For most of the following seven decades he was a major figure in California forestry. He was editor of the Journal of Forestry in the early 1930s and served as a member of the Council for the Society of American Foresters. As a consultant to a legislative interim committee in 1943-45 he was a mover in the strengthening state forestry in California. For years he served as consultant to the California Redwood Association and councilor to the Save-the-Redwoods League. He was the founder of the Redwood Region Logging Conference and served as its manager for 22 years. In 1950 he was promoted to Professor of Forestry. Fritz was an active member of the Bohemian Club and participated regularly in the Club's encampments, deliberately using the Club as a means for educating influential people of the state and the nation about redwoods and forestry. He was a member of the forestry faculty for 70 of the 75 years of forestry education at Berkeley.
More about The Stump House in Eureka
RODNEY BURNS REDWOOD NOVELTY CO. — Rodney Burns established a factory and business in redwood novelties a at Eureka.

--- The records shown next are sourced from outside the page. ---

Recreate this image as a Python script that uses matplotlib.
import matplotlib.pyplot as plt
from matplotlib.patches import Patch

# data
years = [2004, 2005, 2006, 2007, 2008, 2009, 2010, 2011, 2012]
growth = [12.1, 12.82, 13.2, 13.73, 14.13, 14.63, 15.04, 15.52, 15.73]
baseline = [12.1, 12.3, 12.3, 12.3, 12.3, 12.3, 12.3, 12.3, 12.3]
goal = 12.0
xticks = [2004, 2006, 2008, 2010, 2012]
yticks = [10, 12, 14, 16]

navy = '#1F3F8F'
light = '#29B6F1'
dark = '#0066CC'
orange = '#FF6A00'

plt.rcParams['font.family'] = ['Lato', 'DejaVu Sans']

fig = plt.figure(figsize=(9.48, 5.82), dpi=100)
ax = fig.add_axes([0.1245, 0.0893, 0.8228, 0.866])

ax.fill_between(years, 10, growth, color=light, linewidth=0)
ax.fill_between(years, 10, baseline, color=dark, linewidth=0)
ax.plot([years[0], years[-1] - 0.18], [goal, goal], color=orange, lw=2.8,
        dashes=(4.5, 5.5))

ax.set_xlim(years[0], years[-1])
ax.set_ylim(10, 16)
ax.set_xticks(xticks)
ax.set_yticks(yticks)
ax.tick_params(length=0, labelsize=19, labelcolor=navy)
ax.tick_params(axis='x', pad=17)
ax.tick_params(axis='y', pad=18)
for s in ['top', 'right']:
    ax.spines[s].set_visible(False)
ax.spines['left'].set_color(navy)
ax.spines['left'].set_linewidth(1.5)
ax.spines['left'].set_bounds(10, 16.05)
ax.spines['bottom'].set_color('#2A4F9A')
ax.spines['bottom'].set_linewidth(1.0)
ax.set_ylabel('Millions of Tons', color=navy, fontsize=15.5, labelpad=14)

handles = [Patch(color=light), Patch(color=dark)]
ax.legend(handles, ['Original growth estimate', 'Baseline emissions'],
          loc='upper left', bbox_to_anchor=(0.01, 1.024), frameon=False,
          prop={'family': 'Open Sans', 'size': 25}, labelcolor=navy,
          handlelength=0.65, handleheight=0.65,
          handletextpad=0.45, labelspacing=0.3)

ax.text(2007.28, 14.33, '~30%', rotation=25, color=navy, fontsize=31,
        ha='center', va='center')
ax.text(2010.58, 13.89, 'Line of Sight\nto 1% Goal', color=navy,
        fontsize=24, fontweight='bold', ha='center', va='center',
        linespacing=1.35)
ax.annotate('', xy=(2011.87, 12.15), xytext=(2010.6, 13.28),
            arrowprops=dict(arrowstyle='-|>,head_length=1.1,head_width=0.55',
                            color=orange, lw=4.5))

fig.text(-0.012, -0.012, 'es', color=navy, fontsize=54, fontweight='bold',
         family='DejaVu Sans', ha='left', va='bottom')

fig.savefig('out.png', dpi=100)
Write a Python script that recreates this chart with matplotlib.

February of 1911, in partnership with J. Earl Clark, they established a retail department for local sales and for a mail order business.
The Stump House which was conceived and created by Rodney Burns and his associates, and resembled a redwood log in the forest after being felled. Within the building was an array of manufactured articles. Tourists visiting Eureka visited the factory and bought burl souvenir, Magazines frequently published articles describing the place at the corner of Broadway and Clark street.